▶ EXERCISE BRIEF:
Extract the lines up to and including the one that contains "plt.rcParams['font.family'] = ['DejaVu Sans']", starting with the first line of the entries below, and omit the pictures.
---------- STORED RECORDS
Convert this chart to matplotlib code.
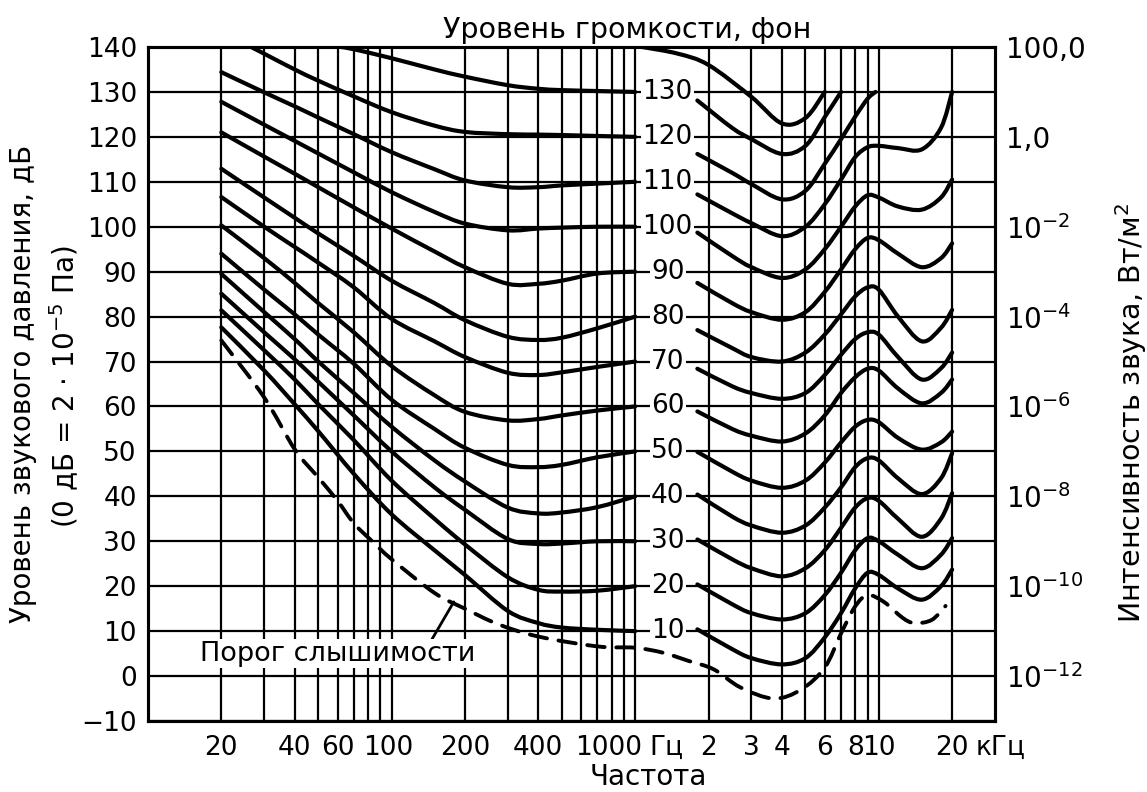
import matplotlib
matplotlib.use('Agg')
import matplotlib.pyplot as plt
from matplotlib.path import Path
from matplotlib.patches import PathPatch
from matplotlib.transforms import IdentityTransform, blended_transform_factory, offset_copy

plt.rcParams['font.family'] = ['DejaVu Sans']

# ---- data --------------------------------------------------------------
# low-frequency branch of each equal-loudness curve (Hz -> dB), up to 1 kHz
lo_freq = [20, 30, 40, 50, 70, 100, 150, 200, 300, 400, 500, 700, 1000]
lo_curves = {
    10: [77.6, 68, 60.5, 54.5, 45, 36, 28, 22.5, 14.5, 11.8, 10.8, 10.3, 10],
    20: [81.4, 72.5, 66, 60.5, 52.5, 43.5, 35, 29.3, 22, 19.2, 18.8, 19, 20],
    30: [85.1, 76.5, 70.5, 65.5, 58, 50, 42, 37, 30.5, 29.4, 29.5, 30, 30],
    40: [89.5, 81, 75, 70, 63, 55.5, 48, 43.3, 37.5, 36.2, 36.4, 37.6, 40],
    50: [94, 86, 80.5, 76, 69.5, 61.5, 55, 50.8, 47, 46.5, 47, 48.7, 50],
    60: [100.3, 93, 87.5, 83, 76.5, 69, 62.5, 58.8, 56.9, 57.2, 58, 59.1, 60],
    70: [106.6, 100, 95.5, 92, 86.5, 79.5, 74.5, 71, 67.5, 67, 67.6, 68.8, 70],
    80: [112.9, 106.5, 102, 98.5, 93.5, 88, 83, 79.2, 75.5, 74.8, 75.3, 77.4, 80],
    90: [121, 115.6, 111.8, 108.8, 104.3, 99.6, 94.5, 91, 87.3, 87.3, 88, 89.6, 90],
    100: [127.8, 122.7, 119.1, 116.3, 112.1, 107.7, 103.3, 100.7, 99.2, 99.6, 99.8, 100, 100],
    110: [134.4, 129.9, 126.8, 124.3, 120.6, 116.6, 112.8, 110.3, 108.8, 108.8, 109.2, 109.6, 110],
}
phon120_lo_freq = [26.5, 30, 40, 50, 70, 100, 150, 200, 300, 400, 500, 700, 1000]
phon120_lo = [140, 138.5, 135, 132.5, 129, 125.5, 122.5, 121.1, 120.6, 120.5, 120.4, 120.2, 120]
phon130_lo_freq = [62, 70, 100, 150, 200, 300, 400, 500, 700, 1000]
phon130_lo = [140, 139.5, 137.5, 135, 133.4, 131.5, 130.7, 130.4, 130.2, 130]

# high-frequency branch (from ~1.8 kHz)
hi_freq = [1800, 2500, 3000, 4000, 5000, 6000, 7000, 8000, 9000, 10000, 12000, 15000, 18000, 20000]
hi_curves = {
    10: [10.4, 6, 4, 2.6, 4, 8.6, 14, 19.5, 23, 22.5, 19.5, 17, 20, 23.7],
    20: [20.4, 16, 14, 12.6, 14, 18, 23, 28, 30.7, 30, 27, 24, 27, 30.7],
    30: [30.4, 26, 24, 22.2, 24, 28, 33, 37.5, 39.6, 39, 35, 31, 35, 40.7],
    40: [40.4, 35.5, 33.5, 31.9, 33.5, 37.5, 42, 46.5, 48.5, 48, 44, 40.5, 44, 49.6],
    50: [49.9, 45.5, 43.5, 41.9, 43.5, 47.5, 52, 55.5, 57, 56.5, 53, 50.4, 52, 54.4],
    60: [58.9, 55, 53.5, 52.2, 54, 58, 63, 66.5, 68.4, 68, 64, 60.7, 63, 66],
    70: [68.4, 64.5, 63, 61.7, 63, 67, 71.5, 75, 76.5, 76, 71, 66, 68.5, 72],
    80: [77, 73, 71, 70, 72, 76, 80.5, 84.5, 86.5, 86, 80, 74.5, 77.5, 81.5],
    90: [87.5, 83, 81, 79.3, 81, 85.5, 90.5, 95, 97.5, 97, 94, 91, 93, 96.3],
    100: [98.7, 93.5, 91, 88.6, 90.5, 95, 100, 104.5, 107, 106.5, 104.5, 103.8, 106.5, 110.5],
    110: [107.2, 103, 100.8, 97.9, 100, 105, 110.5, 115.5, 117.7, 118, 117.5, 117.2, 122, 130],
}
phon120_hi_freq = [1800, 2500, 3000, 4000, 5000, 6000, 7000, 8000, 9000, 9700]
phon120_hi = [116.2, 112, 109.5, 106.1, 108, 114, 119.5, 124.5, 128.5, 130]
phon130_hi_freq = [1800, 2500, 3000, 4000, 5000, 6000, 7000]
phon130_hi = [128.1, 122, 119.5, 116.2, 118, 124.4, 130]
phon140_hi_freq = [1070, 1500, 2000, 3000, 4000, 5000, 6000]
phon140_hi = [140, 138.5, 136, 128.9, 123, 124.2, 130]

# threshold of hearing (dashed)
thr_freq = [20, 30, 40, 50, 60, 70, 84, 100, 150, 200, 275, 400, 700, 1000, 1300,
            1650, 2100, 2700, 3700, 4800, 6000, 7000, 8000, 9000, 10500, 12500,
            14000, 16500, 18800]
thr_db = [74.7, 62, 50.5, 44.2, 39, 34, 29.8, 26, 18.5, 15, 11.5, 8.8, 6.6, 6.3, 5.2,
          3.4, 1.5, -2.5, -5, -3, 1.9, 9.5, 15.5, 18, 16.5, 13, 11.8, 12.5, 15.6]

phon_labels = [130, 120, 110, 100, 90, 80, 70, 60, 50, 40, 30, 20, 10]
db_ticks = list(range(-10, 141, 10))
intensity_ticks = [140, 120, 100, 80, 60, 40, 20, 0]
intensity_labels = ['100,0', '1,0', r'$10^{-2}$', r'$10^{-4}$', r'$10^{-6}$',
                    r'$10^{-8}$', r'$10^{-10}$', r'$10^{-12}$']
freq_tick_pos = [20, 40, 60, 97, 200, 400, 780, 1340, 2000, 3000, 4000, 6000, 8000,
                 10000, 20000]
freq_tick_lbl = ['20', '40', '60', '100', '200', '400', '1000', 'Гц', '2', '3', '4',
                 '6', '8', '10', '20']
grid_freqs = ([20, 30, 40, 50, 60, 70, 80, 90] + list(range(100, 1001, 100))
              + list(range(2000, 10001, 1000)) + [20000])

# ---- figure -------------------------------------------------------------
W, H = 1147, 792
fig = plt.figure(figsize=(W / 100, H / 100), dpi=100)
ax = fig.add_axes([148 / W, 1 - 721 / H, (995 - 148) / W, (721 - 47) / H])
ax.set_xscale('log')
ax.set_xlim(10, 30000)
ax.set_ylim(-10, 140)


def smooth_curve(freqs, levels, **style):
    # smooth (Catmull-Rom) line through the read points, drawn in screen space
    pts = ax.transData.transform(list(zip(freqs, levels)))
    n = len(pts)
    verts, codes = [pts[0]], [Path.MOVETO]
    for i in range(n - 1):
        p0 = pts[i - 1] if i > 0 else pts[i]
        p1, p2 = pts[i], pts[i + 1]
        p3 = pts[i + 2] if i + 2 < n else pts[i + 1]
        verts += [p1 + (p2 - p0) / 6, p2 - (p3 - p1) / 6, p2]
        codes += [Path.CURVE4] * 3
    patch = PathPatch(Path(verts, codes), fill=False, transform=IdentityTransform(),
                      zorder=3, capstyle='round', joinstyle='round', **style)
    ax.add_patch(patch)


for f in grid_freqs:
    ax.axvline(f, color='black', lw=1.6, zorder=1)
for d in db_ticks:
    ax.axhline(d, color='black', lw=1.6, zorder=1)

kw = dict(edgecolor='black', lw=3.0)
for ph, vals in lo_curves.items():
    smooth_curve(lo_freq, vals, **kw)
smooth_curve(phon120_lo_freq, phon120_lo, **kw)
smooth_curve(phon130_lo_freq, phon130_lo, **kw)
for ph, vals in hi_curves.items():
    smooth_curve(hi_freq, vals, **kw)
smooth_curve(phon120_hi_freq, phon120_hi, **kw)
smooth_curve(phon130_hi_freq, phon130_hi, **kw)
smooth_curve(phon140_hi_freq, phon140_hi, **kw)
smooth_curve(thr_freq, thr_db, edgecolor='black', lw=2.8, linestyle=(0, (4.5, 3)))

# phon labels in the gap between 1 kHz and 2 kHz
for ph in phon_labels:
    ax.text(1360, ph, str(ph), fontsize=19, ha='center', va='center', zorder=4,
            bbox=dict(fc='white', ec='none', pad=1))

ax.annotate('Порог слышимости', xy=(180, 16.5), xytext=(60, 5.0), fontsize=19.5,
            ha='center', va='center', zorder=4,
            bbox=dict(fc='white', ec='none', pad=1),
            arrowprops=dict(arrowstyle='-', color='black', lw=2,
                            shrinkA=0, shrinkB=0, relpos=(0.84, 1.0)))

for s in ax.spines.values():
    s.set_linewidth(2.2)
ax.set_yticks(db_ticks)
ax.set_yticklabels([str(d) if d >= 0 else '\u2212' + str(-d) for d in db_ticks])
ax.set_xticks(freq_tick_pos)
ax.set_xticklabels(freq_tick_lbl)
ax.minorticks_off()
ax.tick_params(axis='both', length=0, labelsize=19)
ax.tick_params(axis='y', pad=8)
ax.tick_params(axis='x', pad=10)

# unit after the last frequency label, just outside the frame
khz_tr = offset_copy(blended_transform_factory(ax.transData, ax.transAxes),
                     fig=fig, y=-10, units='points')
ax.text(31500, 0, 'кГц', transform=khz_tr, fontsize=19, ha='center', va='top',
        clip_on=False)

ax2 = ax.twinx()
ax2.set_ylim(-10, 140)
ax2.set_yticks(intensity_ticks)
ax2.set_yticklabels(intensity_labels)
ax2.tick_params(axis='y', length=0, labelsize=20, pad=8)
for s in ax2.spines.values():
    s.set_linewidth(2.2)

fig.text(627 / W, 1 - 30 / H, 'Уровень громкости, фон', fontsize=20.5,
         ha='center', va='center')
fig.text(648 / W, 1 - 777 / H, 'Частота', fontsize=20, ha='center', va='center')
fig.text(23 / W, 1 - 384 / H, 'Уровень звукового давления, дБ', fontsize=20,
         rotation=90, ha='center', va='center')
fig.text(64 / W, 1 - 387 / H, r'(0 дБ = 2 $\cdot$ 10$^{-5}$ Па)', fontsize=20,
         rotation=90, ha='center', va='center')
fig.text(1131 / W, 1 - 413 / H, 'Интенсивность звука, Вт/м$^2$', fontsize=20.5,
         rotation=90, ha='center', va='center')

fig.savefig('out.png', dpi=100)
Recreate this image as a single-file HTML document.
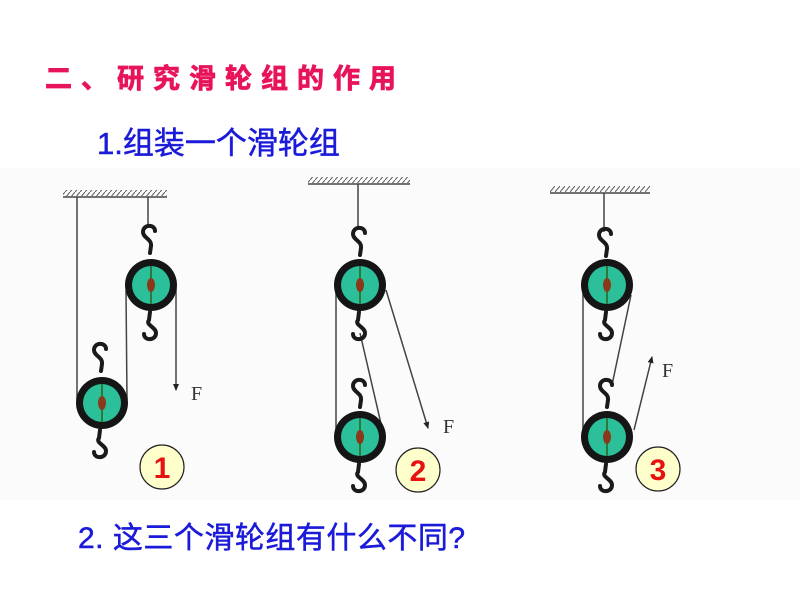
--------------------
▶ CORRECT RESPONSE:
Convert this chart to matplotlib code.
import matplotlib
matplotlib.use('Agg')
import matplotlib.pyplot as plt
from matplotlib.path import Path
from matplotlib.patches import PathPatch
from matplotlib.transforms import IdentityTransform, blended_transform_factory, offset_copy

plt.rcParams['font.family'] = ['DejaVu Sans']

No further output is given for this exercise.